De nuevo, un camión. De nuevo, víctimas inocentes. De nuevo, la sinrazón. Antes, en Niza. Ahora, en Berlín. La misma estampa trágica nuevamente repetida.
A la hora que escribo estas líneas no está confirmado que se trate de un ataque terrorista, pero ya casi se da por hecho. Sea como fuere, es inevitable rememorar el atentado de Niza, pensar en los 85 asesinados, en los centenares de heridos por un camión desbocado segando vidas a su paso por un paseo atestado de gente celebrando libremente su fiesta nacional. Como este lunes tantos berlineses celebrando libremente la Navidad. El mismo método, el mismo mortífero resultado, el mismo dolor, la misma incomprensión.
Quizás sea el broche macabro a un año marcado por la muerte. Quién sabe a estas alturas lo que puede deparar lo que resta de un año que quedará grabado a fuego tras los atentados terroristas en París, Ankara, Bruselas, Estambul, Orlando y tantas otras ciudades.
Pero también en el Mediterráneo, que en este 2016 ha batido todos los registros más mortíferos y se ha convertido en la tumba de miles de personas huidas en busca de un futuro mejor en algún lugar de la Unión Europea. Una Unión, no, unos gobiernos nacionales que no paran de dar la espalda a la mayor crisis migratoria desde la Segunda Guerra Mundial. Tanto que habiéndose reducido las llegadas a un tercio de las de 2015, las muertes ya se han superado.
No son estadísticas, son vidas humanas que han perecido ante los cierres de fronteras y la creciente peligrosidad de las rutas que deben emprender. Esa es la ‘solución’ a que nos han conducido quienes han dedicado todos sus esfuerzos no a reasentar a los arrivados ni a abrir corredores humanitarios para responder a la magnitud del desafío, sino a erigir vallas, cerrar fronteras, rechazar a los migrantes por raza o religión. Luego se conmoverán ante los gritos desesperados de los ciudadanos de Alepo… Vergüenza.
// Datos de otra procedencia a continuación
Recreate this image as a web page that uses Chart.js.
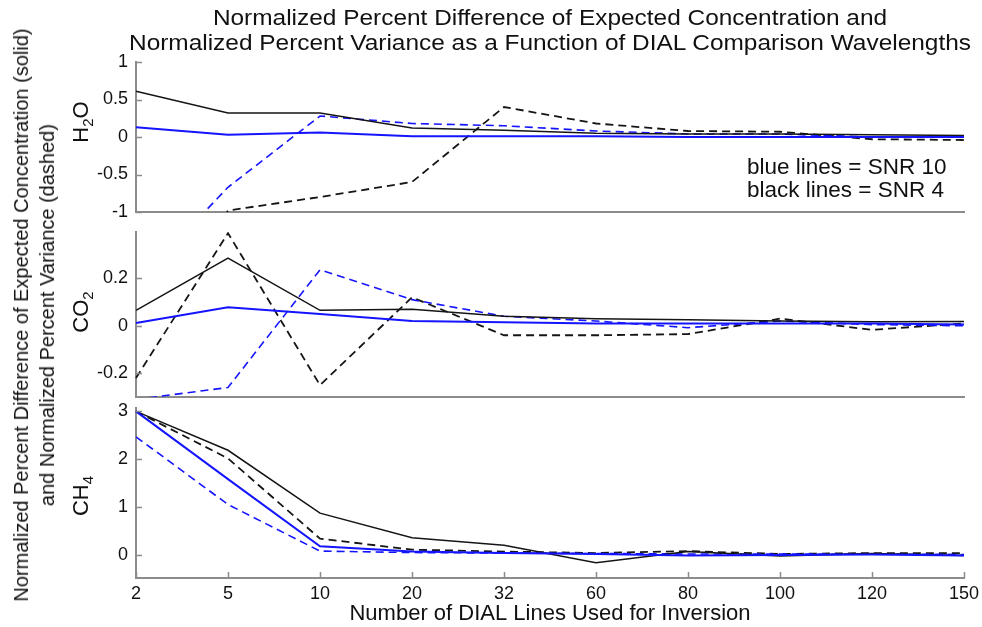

Ante la crueldad de estas realidades, todo palidece. No obstante, conviene no olvidar que ha sido este un año de cisnes negros, cisnes que han alcanzado el mismísimo corazón del sistema.
Por un lado, Donald Trump no solo ha ganado las elecciones en Estados Unidos a base de mentiras –dejémonos de posverdades– y de alentar el odio contra todo y contra todos, sino que, frente a quienes esperaban ver un giro conciliador tras su primera entrevista con Obama, está construyendo un gobierno a la altura de lo más reaccionario de su discurso. El mayor riesgo, con todo, estriba en el peligro de acbar normalizando un discurso que atenta contra un principio democrático fundamental: la igualdad entre hombres y mujeres, entre razas y credos.
Pero sin salir de nuestras fronteras, en Polonia, en Hungría, están surgiendo de las urnas regímenes que defienden sin rubor el recorte de libertades –el primer ministro húngaro ha defendido directamente la construcción de un Estado “no liberal”, que atentan contra la independencia de los órganos judiciales, que limitan la libertad de prensa. Un nuevo artículo del Tratado pisoteado –esta vez, el siete– y desde la Unión, tibieza. Veremos qué sucede cuando haya de negociarse la salida de Reino Unido: ya se pisotearon los principios de la libre circulación de trabajadores y la no discriminación por razón de nacionalidad cuando hubo de negociarse el acuerdo para evitar el Brexit. Veremos qué nuevas cesiones nos esperan.
No, el panorama no es alentador en esta Europa en que no paran de surgir admiradores de alguien como Putin, ni mucho menos. Y no lo es porque, cuando ni se está dispuesto a ceder en planes de mínimos para impulsar la inversión productiva con una inyección del 0,5% del PIB, no se está dispuesto a nada.
Se va un annus horribilis. Quién sabe qué vendrá.